2. The government did not curb the proselytizing activities of the missionaries. The policy of neutrality was not acted upon even for a long time after the Despatch.
3. The state did not stop the instruction in schools and colleges through the medium of English.
The Charter, if at all it was so, remained on paper. The expenses on secondary and higher education were not cut down: the funds for primary and elementary education could not be adequately provided.
As a result, primary indigenous education suffered in comparison to secondary and higher education. The higher education also remained equally defective. There was no teaching in the universities. Indian languages could not find any place in higher education and were neglected.
The Depatch is said to have adopted the policy of religious neutrality. It declared that there would be no religious instruction and for an appointment to a government post one’s religion would not be a bar. It did not happen so.
The Bible remained in the libraries of the colleges and schools and no notice of the religious instruction imparted in the schools was taken off by the inspectors in their periodical visits. Christianity was indirectly forced upon the pupils.
The medium of instruction did not change. English occupied the same place as it did before. The result was that pupils had to cram object-matter, or had to use cheap notes to pass the examination.
Had the government adopted the ideal of universal literacy, we might have been justified to regard it as a great educational Charter the Despatch itself did not regard it the duty of the state to educate every child. M.R. Paranjpe wrote in 1941, “It would be ridiculous to describe the Despatch as an Education Charter in the year 1941 whatever might have been its values in 1854.”
The same argument may be advanced for the present and it can be asserted that whatever has been the importance of Wood’s Despatch in 1854 but to call it the Charter of Education now would be ludicrous.
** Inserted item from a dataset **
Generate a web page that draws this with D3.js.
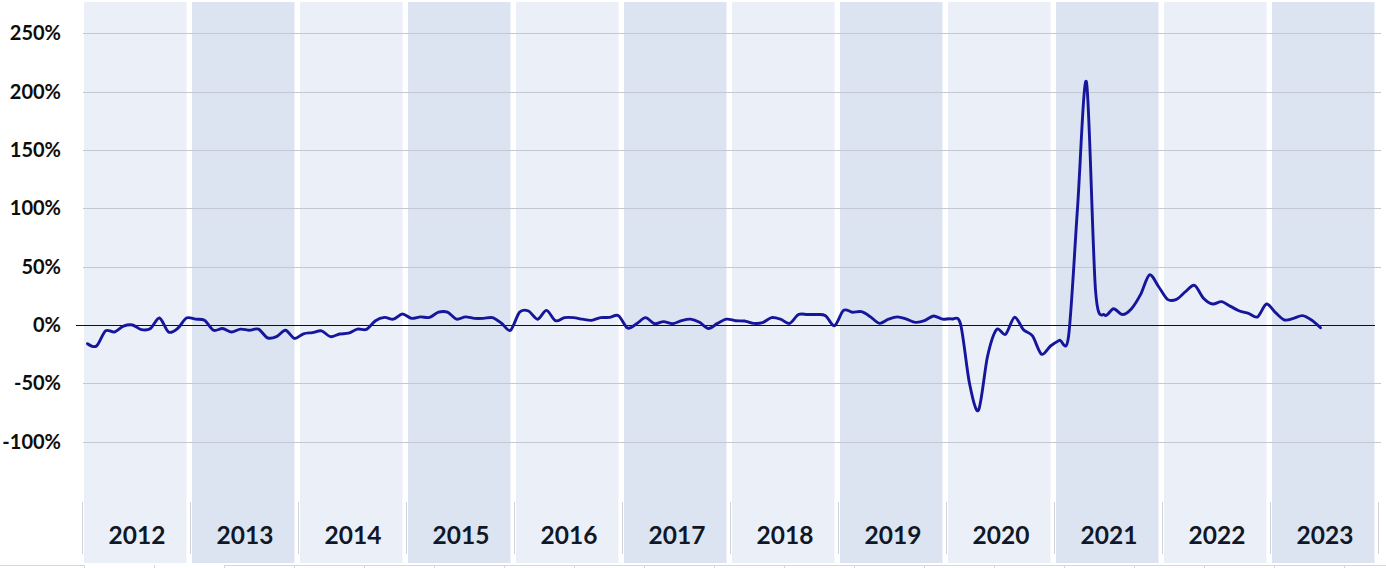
<!DOCTYPE html>
<html>
<head>
<meta charset="utf-8">
<script src="https://cdn.jsdelivr.net/npm/d3@7"></script>
<style>
  html, body { margin: 0; padding: 0; background: #ffffff; }
  svg { display: block; }
</style>
</head>
<body>
<svg id="chart" width="1386" height="568"></svg>
<script>
// ---- Data ----
const years = [2012, 2013, 2014, 2015, 2016, 2017, 2018, 2019, 2020, 2021, 2022, 2023];
const yTicks = [250, 200, 150, 100, 50, 0, -50, -100];
// Monthly year-over-year change (%), Jan 2012 .. Jun 2023
const values2012 = [-16, -18, -5, -6, -1, 0, -4, -3, 6, -6, -3, 6];
const values2013 = [5, 4, -4.5, -3, -6, -3.5, -4.5, -3.5, -11, -10, -4.5, -11.5];
const values2014 = [-7.5, -6.5, -5, -10, -7.7, -7, -3.5, -3.7, 3.7, 6.5, 5, 9.5];
const values2015 = [5.7, 7, 6.5, 11, 11, 5, 7, 5.7, 5.7, 6.3, 1.5, -4.5];
const values2016 = [11, 12, 5, 12.5, 3.7, 6.3, 6.3, 5, 4, 6.3, 6.5, 8];
const values2017 = [-2.6, 1, 6.3, 1.1, 2.9, 1.1, 3.7, 5, 2.3, -3, 1.4, 5];
const values2018 = [3.7, 3.4, 1.4, 2, 6.3, 5, 1.4, 9, 9, 9, 8, -0.6];
const values2019 = [12.5, 11, 11.4, 7, 1.4, 5, 7, 5, 2.3, 3.7, 7.7, 5];
const values2020 = [5.2, 1, -50, -73, -27, -4, -8, 6.6, -4, -9.4, -25, -18];
const values2021 = [-13, -10, 100, 208, 30, 8.6, 14, 9, 14, 26, 43, 33];
const values2022 = [22, 22, 28.6, 34, 23, 18, 20, 16, 12, 10, 7, 18];
const values2023 = [10.6, 4.3, 5.7, 8, 4.3, -2.3];
const series = [].concat(values2012, values2013, values2014, values2015, values2016, values2017,
  values2018, values2019, values2020, values2021, values2022, values2023);

// ---- Layout ----
const svg = d3.select("#chart");
const W = 1386, H = 568;
const x = d3.scaleLinear().domain([0, years.length * 12]).range([83, 1379]);
const y = d3.scaleLinear().domain([-100, 250]).range([441.7, 33.3]);

// Year background bands
svg.append("g").selectAll("rect").data(years).join("rect")
  .attr("x", (d, i) => x(i * 12) + 1)
  .attr("width", (d, i) => x(i * 12 + 12) - x(i * 12) - 5.5)
  .attr("y", 2)
  .attr("height", 561)
  .attr("fill", (d, i) => i % 2 === 0 ? "#EBF0F8" : "#DBE4F0");

// Gridlines
svg.append("g").selectAll("line").data(yTicks.filter(t => t !== 0)).join("line")
  .attr("x1", 83).attr("x2", 1381)
  .attr("y1", d => Math.round(y(d)) + 0.5).attr("y2", d => Math.round(y(d)) + 0.5)
  .attr("stroke", "#C3C8D2").attr("stroke-width", 1);

// Y axis labels
const yAxis = d3.axisLeft(y).tickValues(yTicks).tickFormat(d => d + "%").tickSize(0).tickPadding(0);
const gy = svg.append("g").attr("transform", "translate(61,0)").call(yAxis);
gy.select(".domain").remove();
gy.selectAll("text")
  .attr("font-family", "Lato, 'Open Sans', sans-serif")
  .attr("font-weight", "bold")
  .attr("font-size", 20)
  .attr("fill", "#0D0D0D");

// Category separators in label area
svg.append("g").selectAll("line").data(d3.range(years.length + 1)).join("line")
  .attr("x1", i => Math.round(x(i * 12)) - 0.5).attr("x2", i => Math.round(x(i * 12)) - 0.5)
  .attr("y1", 502).attr("y2", 554)
  .attr("stroke", "#CFD2D8").attr("stroke-width", 1);

// Year labels
svg.append("g").selectAll("text").data(years).join("text")
  .attr("x", (d, i) => x(i * 12 + 6))
  .attr("y", 544)
  .attr("text-anchor", "middle")
  .attr("font-family", "Lato, 'Open Sans', sans-serif")
  .attr("font-weight", "bold")
  .attr("font-size", 24.5)
  .attr("fill", "#111725")
  .text(d => d);

// Bottom sheet grid fragments
const bottom = svg.append("g").attr("stroke", "#D6D6D6").attr("stroke-width", 1);
bottom.append("line").attr("x1", 0).attr("x2", 84).attr("y1", 565.5).attr("y2", 565.5);
bottom.append("line").attr("x1", 225).attr("x2", W).attr("y1", 565.5).attr("y2", 565.5);
bottom.selectAll(".tk").data(d3.range(0, 19)).join("line")
  .attr("x1", k => 84.5 + 70 * k).attr("x2", k => 84.5 + 70 * k)
  .attr("y1", 565).attr("y2", H);

// Zero line
svg.append("line")
  .attr("x1", 76).attr("x2", 1375)
  .attr("y1", Math.round(y(0)) + 0.5).attr("y2", Math.round(y(0)) + 0.5)
  .attr("stroke", "#111111").attr("stroke-width", 1);

// Series line
const line = d3.line()
  .x((d, i) => x(i + 0.5))
  .y(d => y(d))
  .curve(d3.curveCardinal.tension(0.1));
svg.append("path")
  .datum(series)
  .attr("d", line)
  .attr("fill", "none")
  .attr("stroke", "#16169C")
  .attr("stroke-width", 2.9)
  .attr("stroke-linejoin", "round")
  .attr("stroke-linecap", "round");
</script>
</body>
</html>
We have in the report of the Education Commission 1964-66 much more significant recommendations on the aims and objectives of nationalistic system of education, in the improvement of primary, secondary, and higher education, on the medium of instruction, curriculum, teacher training, female education, vocational education and religious policy.
The Despatch failed to place emphasis on character, initiative and leadership among students. It tended to shake the faith of the future generations in the native culture and civilization for it wished ‘to confer upon the people of India the vast moral and material blessings which flowed from the general diffusion of useful knowledge’.
The system was fitted to answer the needs of the British people and the British government in India because the knowledge that would be conferred on the Indian people would ‘secure for the people of England a large and a more certain supply of many articles necessary for their manufacture and an inexhaustible demand for the produce of British labour’.
The system of education that the Wood’s Dispatch wanted to create in the country would supply the British government ‘with servants to whose probity they might with increased confidence commit offices of trust’.
The Wood’s Despatch and the Education of the Masses
Compelled by a sense of moral obligation to the masses the government thought of directing active and special measures to convey to the Indian public useful and practical knowledge. Changes in the policy and programmes of education were brought about. Departments of Public Instruction were opened in five provinces.
The Despatch recommended to the government that more and more elementary schools should be opened in every district in each province that indigenous schools should be encouraged and that scholarships to capable students should be granted so that they might go high up the educational ladder.